YOUR INSTRUCTIONS.
For every line in the records that has the word "React", make a copy.
── EXTRACTED ENTRIES
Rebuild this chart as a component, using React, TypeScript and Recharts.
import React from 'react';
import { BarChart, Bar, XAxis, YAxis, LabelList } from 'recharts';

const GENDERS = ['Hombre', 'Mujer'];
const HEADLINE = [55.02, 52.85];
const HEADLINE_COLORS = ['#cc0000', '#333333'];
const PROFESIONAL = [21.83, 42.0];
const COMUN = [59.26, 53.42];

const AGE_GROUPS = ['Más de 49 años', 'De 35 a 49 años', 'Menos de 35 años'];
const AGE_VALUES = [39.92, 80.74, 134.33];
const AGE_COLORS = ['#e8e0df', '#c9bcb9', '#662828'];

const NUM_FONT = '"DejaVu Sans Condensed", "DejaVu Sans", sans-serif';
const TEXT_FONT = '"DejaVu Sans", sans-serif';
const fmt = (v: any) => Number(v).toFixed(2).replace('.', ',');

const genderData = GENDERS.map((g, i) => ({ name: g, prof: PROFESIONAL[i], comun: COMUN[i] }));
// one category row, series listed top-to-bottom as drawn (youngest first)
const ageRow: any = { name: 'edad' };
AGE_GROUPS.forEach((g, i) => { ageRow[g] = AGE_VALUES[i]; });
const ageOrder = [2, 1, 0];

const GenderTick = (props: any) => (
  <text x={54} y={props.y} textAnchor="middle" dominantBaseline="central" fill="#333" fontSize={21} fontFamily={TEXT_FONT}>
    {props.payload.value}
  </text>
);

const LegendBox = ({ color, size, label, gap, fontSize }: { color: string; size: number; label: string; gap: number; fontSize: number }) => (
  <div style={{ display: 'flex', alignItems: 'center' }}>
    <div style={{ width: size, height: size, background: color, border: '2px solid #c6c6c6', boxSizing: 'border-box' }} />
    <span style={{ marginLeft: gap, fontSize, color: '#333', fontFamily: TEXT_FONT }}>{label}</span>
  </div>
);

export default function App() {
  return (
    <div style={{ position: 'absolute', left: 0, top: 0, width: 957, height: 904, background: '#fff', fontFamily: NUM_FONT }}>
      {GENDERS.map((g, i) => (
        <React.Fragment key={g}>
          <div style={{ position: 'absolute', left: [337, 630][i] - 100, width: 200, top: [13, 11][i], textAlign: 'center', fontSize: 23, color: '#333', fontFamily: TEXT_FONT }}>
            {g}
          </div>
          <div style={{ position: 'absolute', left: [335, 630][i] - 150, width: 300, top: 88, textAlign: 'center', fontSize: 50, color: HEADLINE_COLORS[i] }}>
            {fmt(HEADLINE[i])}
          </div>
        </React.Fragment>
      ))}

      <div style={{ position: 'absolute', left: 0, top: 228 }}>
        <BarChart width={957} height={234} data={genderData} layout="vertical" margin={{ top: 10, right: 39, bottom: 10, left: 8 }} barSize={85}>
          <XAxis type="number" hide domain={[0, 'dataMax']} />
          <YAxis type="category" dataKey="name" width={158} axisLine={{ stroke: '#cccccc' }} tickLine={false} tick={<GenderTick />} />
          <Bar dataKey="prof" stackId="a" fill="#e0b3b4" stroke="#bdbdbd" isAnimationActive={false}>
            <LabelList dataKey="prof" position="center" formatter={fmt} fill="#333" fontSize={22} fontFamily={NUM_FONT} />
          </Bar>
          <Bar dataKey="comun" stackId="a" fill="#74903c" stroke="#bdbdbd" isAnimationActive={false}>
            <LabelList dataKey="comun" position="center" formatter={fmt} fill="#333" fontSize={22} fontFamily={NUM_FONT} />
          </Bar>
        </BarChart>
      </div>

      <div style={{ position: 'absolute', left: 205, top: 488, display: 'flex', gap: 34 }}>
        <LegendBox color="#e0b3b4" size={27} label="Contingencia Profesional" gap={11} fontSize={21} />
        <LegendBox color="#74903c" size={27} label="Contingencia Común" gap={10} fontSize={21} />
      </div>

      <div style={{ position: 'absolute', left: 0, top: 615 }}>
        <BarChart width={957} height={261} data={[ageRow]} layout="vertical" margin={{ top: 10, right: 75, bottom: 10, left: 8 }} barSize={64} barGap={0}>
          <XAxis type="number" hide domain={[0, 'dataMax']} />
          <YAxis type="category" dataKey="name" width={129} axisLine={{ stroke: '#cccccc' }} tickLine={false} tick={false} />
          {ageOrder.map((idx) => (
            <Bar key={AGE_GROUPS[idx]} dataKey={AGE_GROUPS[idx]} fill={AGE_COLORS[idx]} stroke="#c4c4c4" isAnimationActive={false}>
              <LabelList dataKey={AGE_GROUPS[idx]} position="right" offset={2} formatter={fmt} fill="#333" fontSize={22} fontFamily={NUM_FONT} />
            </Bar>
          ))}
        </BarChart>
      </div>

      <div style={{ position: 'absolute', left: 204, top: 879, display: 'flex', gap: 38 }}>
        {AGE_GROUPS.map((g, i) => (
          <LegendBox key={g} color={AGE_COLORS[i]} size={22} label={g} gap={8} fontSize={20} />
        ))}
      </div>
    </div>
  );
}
────
── EXTRACTED ENTRIES
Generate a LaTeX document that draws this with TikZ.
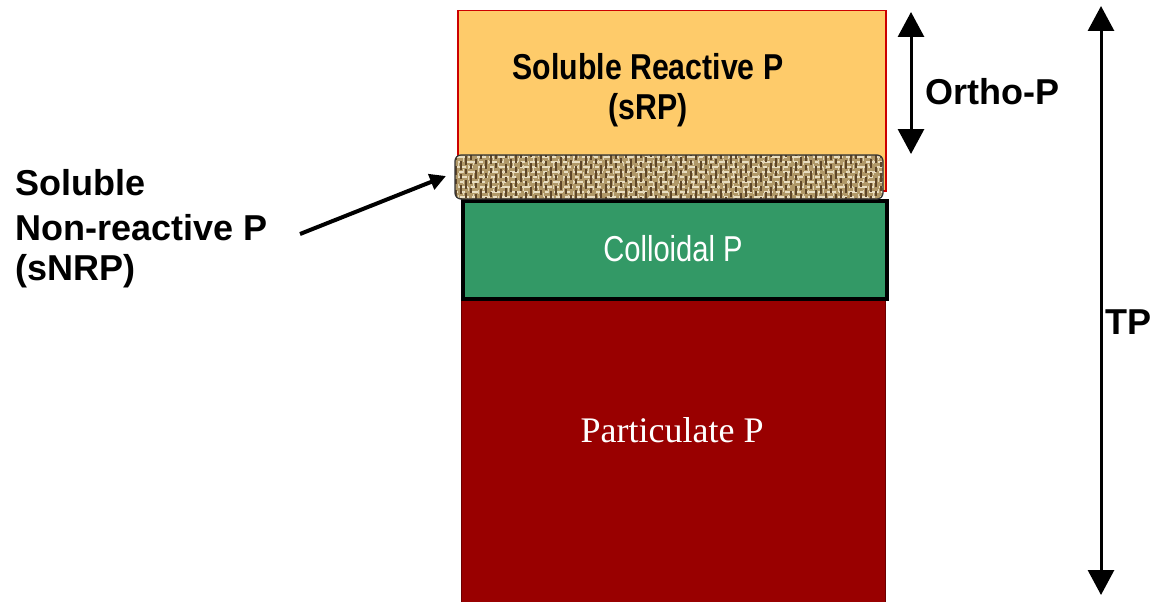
────
EXERCISE SOLUTION.
Rebuild this chart as a component, using React, TypeScript and Recharts.
import React from 'react';
        <React.Fragment key={g}>
        </React.Fragment>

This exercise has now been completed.